Quando la mente ci inganna: i pregiudizi

Siamo a Milano per un viaggio di lavoro. Si dice che i milanesi siano tutte persone fredde, schive, scontrose.  Conosciamo il nostro nuovo collega del posto e, forti di questa credenza, iniziamo ad assumere un atteggiamento controllato e difensivo, con l’intento di difenderci dal carattere “risaputo” dei milanesi. Questo nostro atteggiamento sarà visto come ostile e ingiustificato dal nostro collega di lavoro che, a sua volta, si metterà sulla difensiva nei nostri confronti. A nostra volta, questo suo atteggiamento rigido (innescato come risposta al nostro modo di rapportarci a lui) ci farà percepire il collega come schivo e scontroso, rafforzando di conseguenza il nostro pregiudizio.

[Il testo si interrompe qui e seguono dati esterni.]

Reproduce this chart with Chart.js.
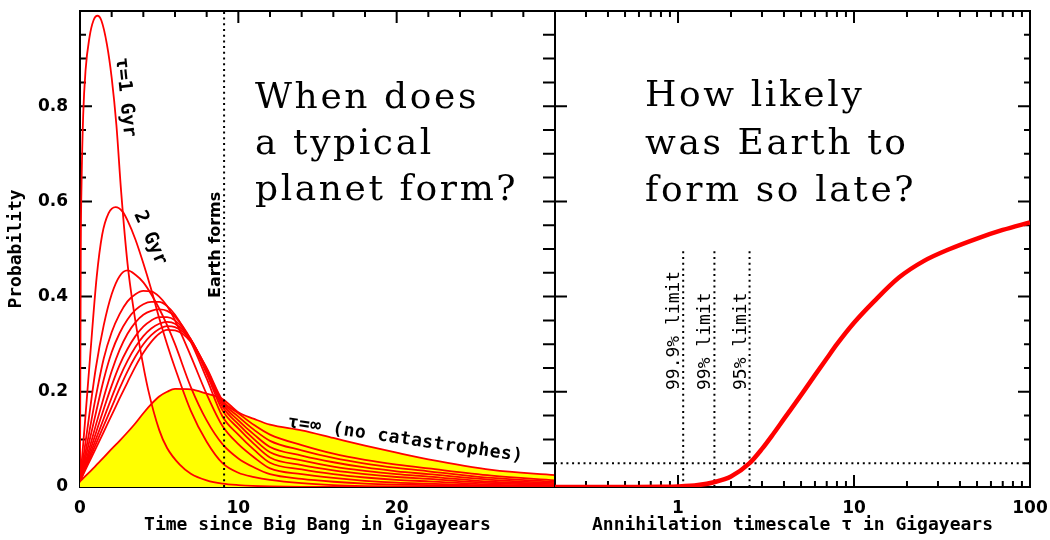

Come possiamo vedere dall’esempio, un pregiudizio è riuscito a modificare il nostro comportamento nei confronti dell’altro, con un effetto a catena che ha finito per creare quelle condizioni tali per cui le ipotesi formulate sulla base del pregiudizio si sono verificate per davvero.

Il pregiudizio è proprio questo: un'opinione concepita non per diretta conoscenza del fatto o della persona ma sulla base del senso comune. Ogni società ha dei pregiudizi più o meno condivisi da tutti i suoi componenti nei confronti dei componenti di un gruppo sociale diverso dal proprio.

Si può superare il pregiudizio? Ad oggi, esistono alcune soluzioni a tale problema, con risultati estremamente promettenti. Un esempio potrebbe essere quello di favorire incontri esperenziali positivi tra gruppi diversi, valorizzando quelle differenze che apparentemente dividono, rendendole un fattore di crescita moltiplicatore, individuale e sociale.

Proprio soluzioni come queste evidenziano quanto sia possibile combattere il pregiudizio senza necessariamente doversi opporre al processo di categorizzazione. In effetti, la categorizzazione in sé non rappresenta il problema: ritenere che “loro siano diversi da noi” non è dannoso. Il problema insorge quando si assume l’idea che, se loro sono diversi, sono anche peggiori di noi, associando al concetto di diversità il significato di “male, negativo, minaccioso”. E ciò che è diverso è ignoto. E ciò che è ignoto fa paura e va esorcizzato, svalutato, allontanato. È questa errata attribuzione valoriale che va combattuta. Incrementare la propria capacità riflessiva, sviluppando una maggior consapevolezza degli errori (bias cognitivi) che stiamo mettendo in atto in quei momenti, rappresenta senz’altro una strategia fondamentale per gestire queste errate valutazioni. Di certo, serve innanzitutto la forza di volontà di ognuno di noi.

D’altronde il pregiudizio è una barriera che limita le nostre vite, impedendoci di fare esperienze, conoscere nuove persone, scoprire nuovi posti, arricchirci. Servono altri motivi per capire che ne possiamo fare a meno?